Task description
Omit the pictures, please, and give each record below again exactly.

Records shown
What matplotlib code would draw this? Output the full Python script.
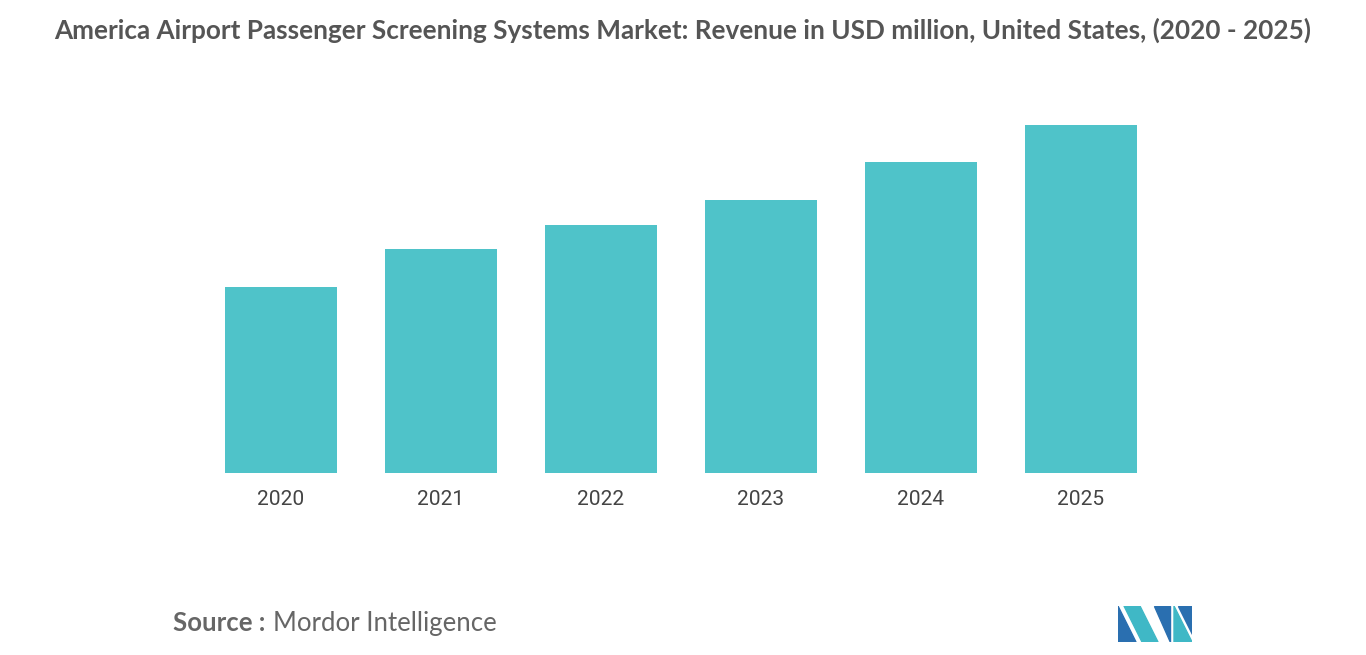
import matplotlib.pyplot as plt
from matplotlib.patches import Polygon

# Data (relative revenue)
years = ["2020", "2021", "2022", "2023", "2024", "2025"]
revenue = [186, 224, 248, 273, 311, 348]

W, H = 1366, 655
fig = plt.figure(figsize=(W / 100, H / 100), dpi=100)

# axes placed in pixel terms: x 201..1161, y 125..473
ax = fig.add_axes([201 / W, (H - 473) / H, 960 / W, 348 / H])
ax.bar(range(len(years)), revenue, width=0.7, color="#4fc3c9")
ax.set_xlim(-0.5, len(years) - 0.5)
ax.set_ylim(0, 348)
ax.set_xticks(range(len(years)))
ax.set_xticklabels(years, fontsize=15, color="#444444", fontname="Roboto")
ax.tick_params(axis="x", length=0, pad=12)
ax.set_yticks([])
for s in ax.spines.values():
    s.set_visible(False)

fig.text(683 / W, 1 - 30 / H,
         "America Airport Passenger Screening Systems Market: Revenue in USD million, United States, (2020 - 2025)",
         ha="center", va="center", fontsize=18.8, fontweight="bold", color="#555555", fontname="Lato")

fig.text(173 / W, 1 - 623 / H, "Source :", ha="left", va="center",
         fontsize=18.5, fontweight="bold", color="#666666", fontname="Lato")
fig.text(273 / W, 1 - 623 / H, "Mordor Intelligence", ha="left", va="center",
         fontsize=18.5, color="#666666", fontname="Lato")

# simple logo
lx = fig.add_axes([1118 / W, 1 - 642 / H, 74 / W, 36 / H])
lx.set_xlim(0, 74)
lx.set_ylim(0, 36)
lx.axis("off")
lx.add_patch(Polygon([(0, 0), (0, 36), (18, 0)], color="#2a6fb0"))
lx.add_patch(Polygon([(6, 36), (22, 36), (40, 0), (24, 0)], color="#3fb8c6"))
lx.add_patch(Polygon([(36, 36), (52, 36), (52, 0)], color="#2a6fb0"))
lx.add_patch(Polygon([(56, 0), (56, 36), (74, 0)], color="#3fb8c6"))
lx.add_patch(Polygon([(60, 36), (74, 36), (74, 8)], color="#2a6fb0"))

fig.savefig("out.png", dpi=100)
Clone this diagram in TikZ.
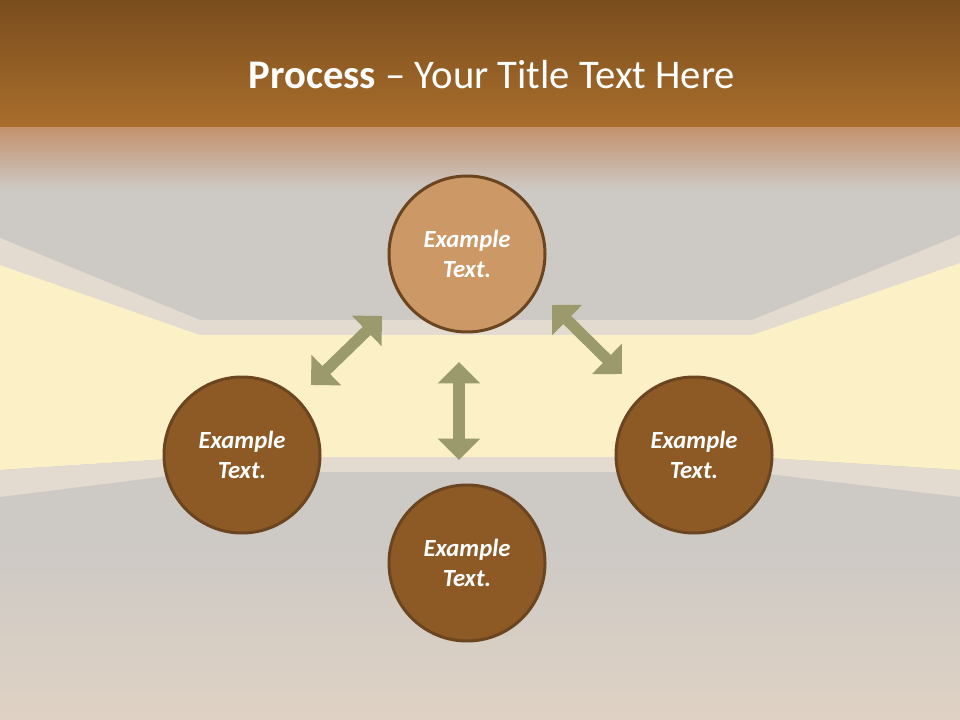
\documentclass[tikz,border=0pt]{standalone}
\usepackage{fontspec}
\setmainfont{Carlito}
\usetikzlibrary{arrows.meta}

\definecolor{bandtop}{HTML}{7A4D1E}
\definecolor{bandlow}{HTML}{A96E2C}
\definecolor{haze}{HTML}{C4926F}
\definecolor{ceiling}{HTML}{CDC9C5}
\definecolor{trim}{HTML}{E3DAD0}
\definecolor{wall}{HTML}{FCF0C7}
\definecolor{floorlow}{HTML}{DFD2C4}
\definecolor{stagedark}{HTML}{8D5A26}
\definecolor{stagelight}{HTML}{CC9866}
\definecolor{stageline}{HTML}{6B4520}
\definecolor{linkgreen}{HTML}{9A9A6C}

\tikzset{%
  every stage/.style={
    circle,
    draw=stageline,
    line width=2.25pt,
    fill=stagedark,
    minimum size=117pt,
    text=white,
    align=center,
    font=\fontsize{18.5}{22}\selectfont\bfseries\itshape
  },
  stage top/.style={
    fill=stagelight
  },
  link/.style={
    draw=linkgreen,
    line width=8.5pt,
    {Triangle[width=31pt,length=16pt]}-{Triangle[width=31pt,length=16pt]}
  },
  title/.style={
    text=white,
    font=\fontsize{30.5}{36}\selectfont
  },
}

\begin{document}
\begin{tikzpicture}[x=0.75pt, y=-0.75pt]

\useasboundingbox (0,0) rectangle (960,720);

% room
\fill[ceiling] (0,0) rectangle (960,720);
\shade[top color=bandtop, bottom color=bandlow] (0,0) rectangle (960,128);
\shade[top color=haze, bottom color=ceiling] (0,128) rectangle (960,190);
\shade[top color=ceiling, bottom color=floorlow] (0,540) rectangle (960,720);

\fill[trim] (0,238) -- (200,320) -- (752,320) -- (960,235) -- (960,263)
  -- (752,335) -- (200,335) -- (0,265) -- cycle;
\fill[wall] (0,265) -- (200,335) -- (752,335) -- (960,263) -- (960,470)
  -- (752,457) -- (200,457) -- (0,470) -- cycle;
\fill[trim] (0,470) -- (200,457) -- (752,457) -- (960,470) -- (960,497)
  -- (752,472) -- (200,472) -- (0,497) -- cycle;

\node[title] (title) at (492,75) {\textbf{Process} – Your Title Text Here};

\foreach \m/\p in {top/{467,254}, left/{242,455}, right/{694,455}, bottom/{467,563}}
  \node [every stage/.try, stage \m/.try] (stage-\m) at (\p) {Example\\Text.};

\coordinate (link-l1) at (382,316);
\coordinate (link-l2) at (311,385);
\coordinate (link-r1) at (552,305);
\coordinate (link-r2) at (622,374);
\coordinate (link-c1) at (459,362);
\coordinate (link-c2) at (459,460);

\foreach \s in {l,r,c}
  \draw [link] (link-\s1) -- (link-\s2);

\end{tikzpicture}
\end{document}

Exercise result
What matplotlib code would draw this? Output the full Python script.
import matplotlib.pyplot as plt
from matplotlib.patches import Polygon

# Data (relative revenue)
years = ["2020", "2021", "2022", "2023", "2024", "2025"]
revenue = [186, 224, 248, 273, 311, 348]

W, H = 1366, 655
fig = plt.figure(figsize=(W / 100, H / 100), dpi=100)

# axes placed in pixel terms: x 201..1161, y 125..473
ax = fig.add_axes([201 / W, (H - 473) / H, 960 / W, 348 / H])
ax.bar(range(len(years)), revenue, width=0.7, color="#4fc3c9")
ax.set_xlim(-0.5, len(years) - 0.5)
ax.set_ylim(0, 348)
ax.set_xticks(range(len(years)))
ax.set_xticklabels(years, fontsize=15, color="#444444", fontname="Roboto")
ax.tick_params(axis="x", length=0, pad=12)
ax.set_yticks([])
for s in ax.spines.values():
    s.set_visible(False)

fig.text(683 / W, 1 - 30 / H,
         "America Airport Passenger Screening Systems Market: Revenue in USD million, United States, (2020 - 2025)",
         ha="center", va="center", fontsize=18.8, fontweight="bold", color="#555555", fontname="Lato")

fig.text(173 / W, 1 - 623 / H, "Source :", ha="left", va="center",
         fontsize=18.5, fontweight="bold", color="#666666", fontname="Lato")
fig.text(273 / W, 1 - 623 / H, "Mordor Intelligence", ha="left", va="center",
         fontsize=18.5, color="#666666", fontname="Lato")

# simple logo
lx = fig.add_axes([1118 / W, 1 - 642 / H, 74 / W, 36 / H])
lx.set_xlim(0, 74)
lx.set_ylim(0, 36)
lx.axis("off")
lx.add_patch(Polygon([(0, 0), (0, 36), (18, 0)], color="#2a6fb0"))
lx.add_patch(Polygon([(6, 36), (22, 36), (40, 0), (24, 0)], color="#3fb8c6"))
lx.add_patch(Polygon([(36, 36), (52, 36), (52, 0)], color="#2a6fb0"))
lx.add_patch(Polygon([(56, 0), (56, 36), (74, 0)], color="#3fb8c6"))
lx.add_patch(Polygon([(60, 36), (74, 36), (74, 8)], color="#2a6fb0"))

fig.savefig("out.png", dpi=100)
Clone this diagram in TikZ.
\documentclass[tikz,border=0pt]{standalone}
\usepackage{fontspec}
\setmainfont{Carlito}
\usetikzlibrary{arrows.meta}

\definecolor{bandtop}{HTML}{7A4D1E}
\definecolor{bandlow}{HTML}{A96E2C}
\definecolor{haze}{HTML}{C4926F}
\definecolor{ceiling}{HTML}{CDC9C5}
\definecolor{trim}{HTML}{E3DAD0}
\definecolor{wall}{HTML}{FCF0C7}
\definecolor{floorlow}{HTML}{DFD2C4}
\definecolor{stagedark}{HTML}{8D5A26}
\definecolor{stagelight}{HTML}{CC9866}
\definecolor{stageline}{HTML}{6B4520}
\definecolor{linkgreen}{HTML}{9A9A6C}

\tikzset{%
  every stage/.style={
    circle,
    draw=stageline,
    line width=2.25pt,
    fill=stagedark,
    minimum size=117pt,
    text=white,
    align=center,
    font=\fontsize{18.5}{22}\selectfont\bfseries\itshape
  },
  stage top/.style={
    fill=stagelight
  },
  link/.style={
    draw=linkgreen,
    line width=8.5pt,
    {Triangle[width=31pt,length=16pt]}-{Triangle[width=31pt,length=16pt]}
  },
  title/.style={
    text=white,
    font=\fontsize{30.5}{36}\selectfont
  },
}

\begin{document}
\begin{tikzpicture}[x=0.75pt, y=-0.75pt]

\useasboundingbox (0,0) rectangle (960,720);

% room
\fill[ceiling] (0,0) rectangle (960,720);
\shade[top color=bandtop, bottom color=bandlow] (0,0) rectangle (960,128);
\shade[top color=haze, bottom color=ceiling] (0,128) rectangle (960,190);
\shade[top color=ceiling, bottom color=floorlow] (0,540) rectangle (960,720);

\fill[trim] (0,238) -- (200,320) -- (752,320) -- (960,235) -- (960,263)
  -- (752,335) -- (200,335) -- (0,265) -- cycle;
\fill[wall] (0,265) -- (200,335) -- (752,335) -- (960,263) -- (960,470)
  -- (752,457) -- (200,457) -- (0,470) -- cycle;
\fill[trim] (0,470) -- (200,457) -- (752,457) -- (960,470) -- (960,497)
  -- (752,472) -- (200,472) -- (0,497) -- cycle;

\node[title] (title) at (492,75) {\textbf{Process} – Your Title Text Here};

\foreach \m/\p in {top/{467,254}, left/{242,455}, right/{694,455}, bottom/{467,563}}
  \node [every stage/.try, stage \m/.try] (stage-\m) at (\p) {Example\\Text.};

\coordinate (link-l1) at (382,316);
\coordinate (link-l2) at (311,385);
\coordinate (link-r1) at (552,305);
\coordinate (link-r2) at (622,374);
\coordinate (link-c1) at (459,362);
\coordinate (link-c2) at (459,460);

\foreach \s in {l,r,c}
  \draw [link] (link-\s1) -- (link-\s2);

\end{tikzpicture}
\end{document}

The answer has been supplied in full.